Короче, днями здесь было не скучно, но вот ночи – те представляли настоящее испытание. Ночью я оставался вообще без какой-либо защиты, зону комфорта нельзя было обеспечить ни снотворным, ни транквилизаторами, ни алкоголем, ни беседами с друзьями или партнерами.
Ночью человек полностью обнажен, ему некуда спрятаться. Из меня торчали три дренажа, трубка для кормления, трубка в носу, кислородная маска на лице и множество других приспособлений. Все тело ныло, и я почти не мог двигаться. Когда наступала ночь, меня укладывали в полусидячее положение, и вот так я сидел до утра, не имея возможности сменить позу. Пару часов удавалось подремать, а остальное время я ждал рассвета, поскольку в 5:30 начинался новый цикл обследований.
Самой тяжелой была первая ночь. Вряд ли мне удалось поспать хотя бы минуту, сердце у меня отчаянно колотилось, а страх в любой момент был готов вылезти изо всех углов. Я боялся, что у меня не хватит ни сил, ни мужества, чтобы пройти через все это.
Эта ночь и последовавшая за ней были особенно тяжки из-за непрерывных галлюцинаций. Даже без морфия мой разум отказывался мне подчиняться. Стоило только закрыть глаза, и внутри головы возникали самые странные и непонятные образы. Они крутились в непрерывном завораживающем вихре, так что с открытыми глазами я чувствовал себя в большей безопасности, чем с закрытыми. Сначала эти картинки были черными, потом постепенно они стали белыми и наконец цветными, но ни на минуту не переставали бередить мою душу. Опереться было не на что.
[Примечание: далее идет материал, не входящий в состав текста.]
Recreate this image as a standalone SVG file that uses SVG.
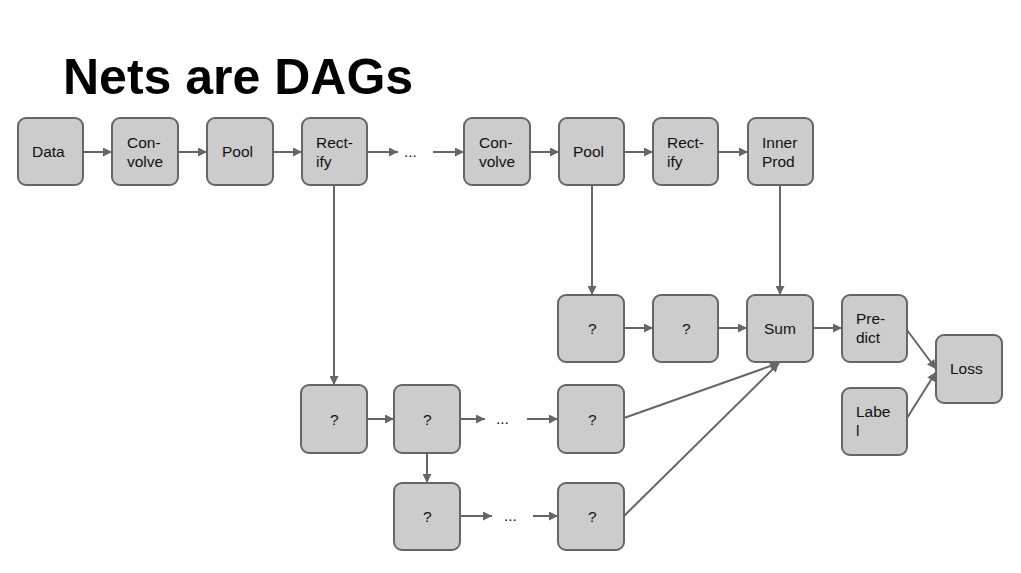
<svg xmlns="http://www.w3.org/2000/svg" width="1021" height="573" viewBox="0 0 1021 573">
<defs>
<style>
.n rect{fill:#cccccc;stroke:#666666;stroke-width:2}
.n text{font-family:"Liberation Sans",Arial,sans-serif;font-size:15.5px;fill:#111}
#edges line{stroke:#666666;stroke-width:2;fill:none;marker-end:url(#ah)}
.dots{font-family:"Liberation Sans",Arial,sans-serif;font-size:15.5px;fill:#111}
</style>
<marker id="ah" viewBox="0 0 10 10" refX="10" refY="5" markerWidth="13" markerHeight="9" markerUnits="userSpaceOnUse" orient="auto">
<path d="M0,0 L10,5 L0,10 Z" fill="#666666"/>
</marker>
</defs>
<rect width="1021" height="573" fill="#ffffff"/>
<text x="63" y="94" font-family="Liberation Sans,Arial,sans-serif" font-weight="bold" font-size="50" fill="#000">Nets are DAGs</text>

<g id="edges">
<line x1="83" y1="152" x2="112" y2="152"/>
<line x1="178" y1="152" x2="207" y2="152"/>
<line x1="273" y1="152" x2="302" y2="152"/>
<line x1="367" y1="152" x2="398" y2="152"/>
<line x1="433" y1="152" x2="464" y2="152"/>
<line x1="530" y1="152" x2="559" y2="152"/>
<line x1="624" y1="152" x2="653" y2="152"/>
<line x1="718" y1="152" x2="748" y2="152"/>
<line x1="592" y1="185" x2="592" y2="295"/>
<line x1="780" y1="185" x2="780" y2="295"/>
<line x1="624" y1="328" x2="653" y2="328"/>
<line x1="718" y1="328" x2="747" y2="328"/>
<line x1="813" y1="328" x2="842" y2="328"/>
<line x1="907" y1="330" x2="936" y2="369"/>
<line x1="907" y1="418" x2="936" y2="372"/>
<line x1="334" y1="185" x2="334" y2="385"/>
<line x1="367" y1="419" x2="394" y2="419"/>
<line x1="460" y1="419" x2="485" y2="419"/>
<line x1="527" y1="419" x2="558" y2="419"/>
<line x1="427" y1="453" x2="427" y2="483"/>
<line x1="460" y1="516" x2="492" y2="516"/>
<line x1="533" y1="516" x2="558" y2="516"/>
<line x1="624" y1="418" x2="779" y2="363"/>
<line x1="624" y1="516" x2="779" y2="363"/>
</g>
<text class="dots" x="404" y="157">...</text>
<text class="dots" x="496" y="424">...</text>
<text class="dots" x="504" y="521">...</text>

<g id="data" class="n"><rect x="18" y="118" width="65" height="67" rx="8"/><text x="32" y="157">Data</text></g>
<g id="convolve1" class="n"><rect x="112" y="118" width="66" height="67" rx="8"/><text x="127" y="148">Con-</text><text x="127" y="167">volve</text></g>
<g id="pool1" class="n"><rect x="207" y="118" width="66" height="67" rx="8"/><text x="222" y="157">Pool</text></g>
<g id="rectify1" class="n"><rect x="302" y="118" width="65" height="67" rx="8"/><text x="316" y="148">Rect-</text><text x="316" y="167">ify</text></g>
<g id="convolve2" class="n"><rect x="464" y="118" width="66" height="67" rx="8"/><text x="479" y="148">Con-</text><text x="479" y="167">volve</text></g>
<g id="pool2" class="n"><rect x="559" y="118" width="65" height="67" rx="8"/><text x="573" y="157">Pool</text></g>
<g id="rectify2" class="n"><rect x="653" y="118" width="65" height="67" rx="8"/><text x="667" y="148">Rect-</text><text x="667" y="167">ify</text></g>
<g id="innerprod" class="n"><rect x="748" y="118" width="65" height="67" rx="8"/><text x="762" y="148">Inner</text><text x="762" y="167">Prod</text></g>

<g id="q1" class="n"><rect x="558" y="295" width="66" height="67" rx="8"/><text x="588" y="334">?</text></g>
<g id="q2" class="n"><rect x="653" y="295" width="65" height="67" rx="8"/><text x="682" y="334">?</text></g>
<g id="sum" class="n"><rect x="747" y="295" width="66" height="67" rx="8"/><text x="764" y="334">Sum</text></g>
<g id="predict" class="n"><rect x="842" y="295" width="65" height="67" rx="8"/><text x="856" y="324">Pre-</text><text x="856" y="343">dict</text></g>
<g id="loss" class="n"><rect x="936" y="335" width="66" height="68" rx="8"/><text x="950" y="374">Loss</text></g>
<g id="label" class="n"><rect x="842" y="388" width="65" height="67" rx="8"/><text x="856" y="417">Labe</text><text x="856" y="436">l</text></g>

<g id="q3" class="n"><rect x="301" y="385" width="66" height="68" rx="8"/><text x="330" y="425">?</text></g>
<g id="q4" class="n"><rect x="394" y="385" width="66" height="68" rx="8"/><text x="423" y="425">?</text></g>
<g id="q5" class="n"><rect x="558" y="385" width="66" height="68" rx="8"/><text x="588" y="425">?</text></g>
<g id="q6" class="n"><rect x="394" y="483" width="66" height="67" rx="8"/><text x="423" y="522">?</text></g>
<g id="q7" class="n"><rect x="558" y="483" width="66" height="67" rx="8"/><text x="588" y="522">?</text></g>
</svg>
После того как кончилось действие наркоза, я начал принимать морфий, и стало еще хуже. Я оказался в мире оживших кошмаров, не имея возможности ни позвать на помощь, ни поднять тревогу, ни даже пошевелиться. Моя кровать не хотела стоять на месте, она крутилась, и я видел мир во все новых перспективах, под новыми углами, в новых измерениях.
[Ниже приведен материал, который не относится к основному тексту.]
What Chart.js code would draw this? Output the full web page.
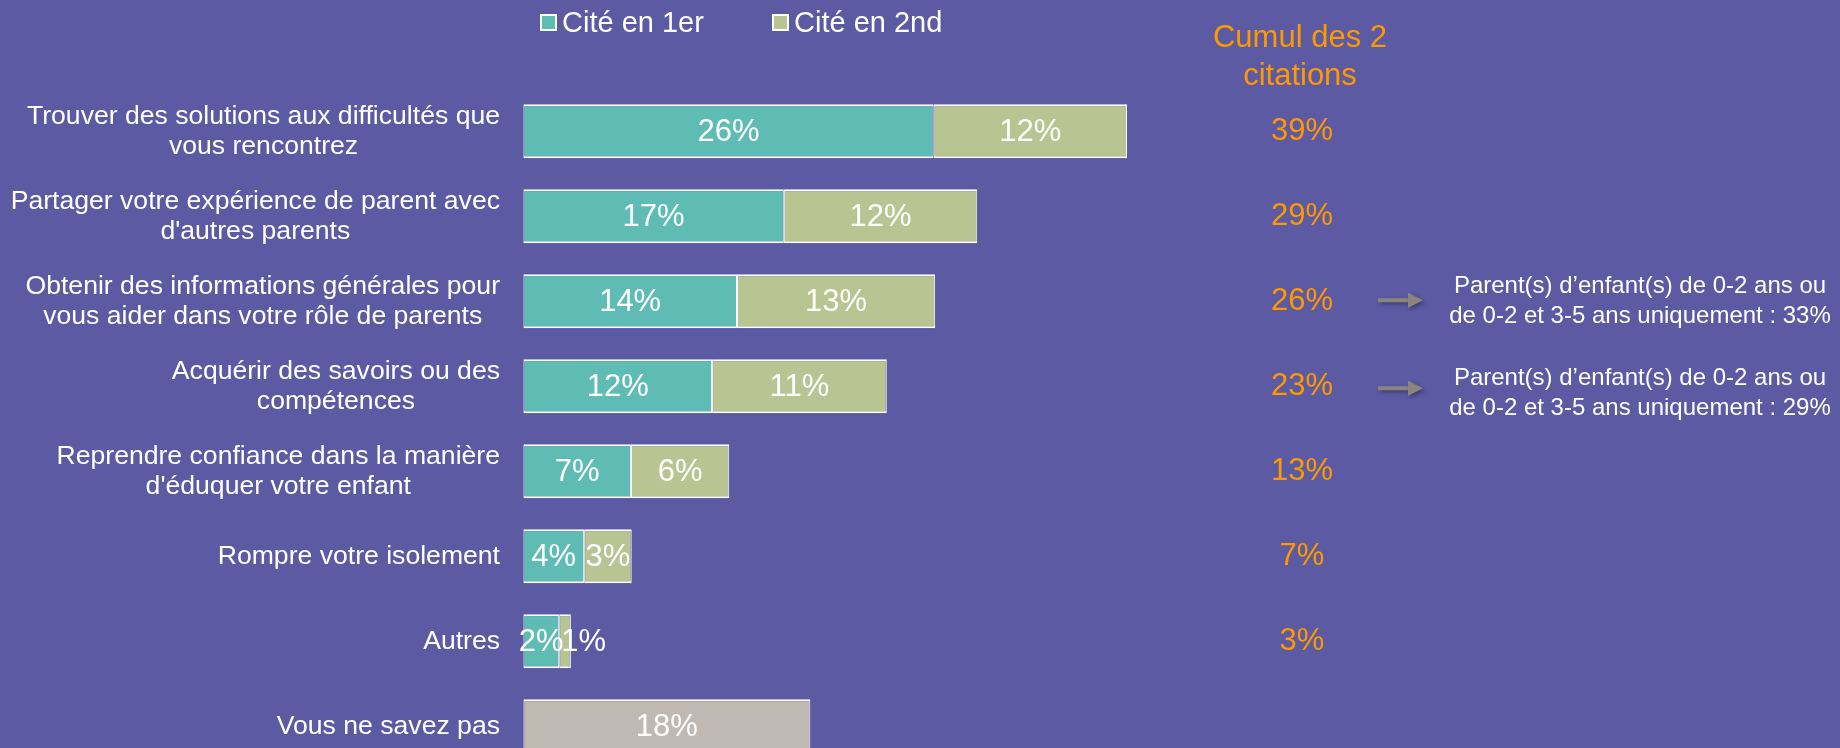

Всю жизнь я доверял своему разуму, знал, что уж он-то меня не подведет, но тут он вырвался из-под моей власти, почувствовав вкус наркотиков и поддавшись усталости. Через какое-то время я отказался от морфия, считая, что физическая боль лучше, чем умственное расстройство.
После двух дней в реанимации я вернулся в блок 36 и получил койку в отделении для тяжелобольных. Мне казалось, что я вернулся домой. Сестры уже знали меня по имени, и здесь я чувствовал себя в безопасности. Скоро меня включили в общую рутину регулярных процедур.
Сестра будила меня в половине шестого, у меня брали анализы, а потом пересаживали в кресло. В первые несколько дней меня сначала мыли, а потом я сидел, набираясь сил, пока не появлялись Луиза и другие физиотерапевты.
Прошло не так уж много времени, и я уже ходил по коридорам больницы, прямо как в Нью-Йорке. Однако здесь, в отличие от Нью-Йорка, люди улыбались друг другу, шутили – в общем, держали себя в руках, не поддаваясь боли. Здесь обитал поистине британский дух.
После прогулки я сидел на кровати, читая со скоростью где-то страница в час и поджидая гостей. В те первые дни это неизменно была Гейл. Сначала мы с ней безудержно смеялись, ведь быть живым – это было так приятно. Однако спустя некоторое время я стал куда менее привлекательным пациентом. И Гейл все это терпела – святая женщина.
Вечерами я читал и смотрел телевизор, откладывая ночь, насколько это было возможно. Дни тянулись медленно, но все-таки они проходили – один за другим. Зашел Аластер Кемпбелл и привел с собой Брендана Фостера, спортсмена и комментатора с BBC. Брендан – истинный представитель нашего Северо-Востока, великодушный, благородный, добросердечный и гордый своей малой родиной.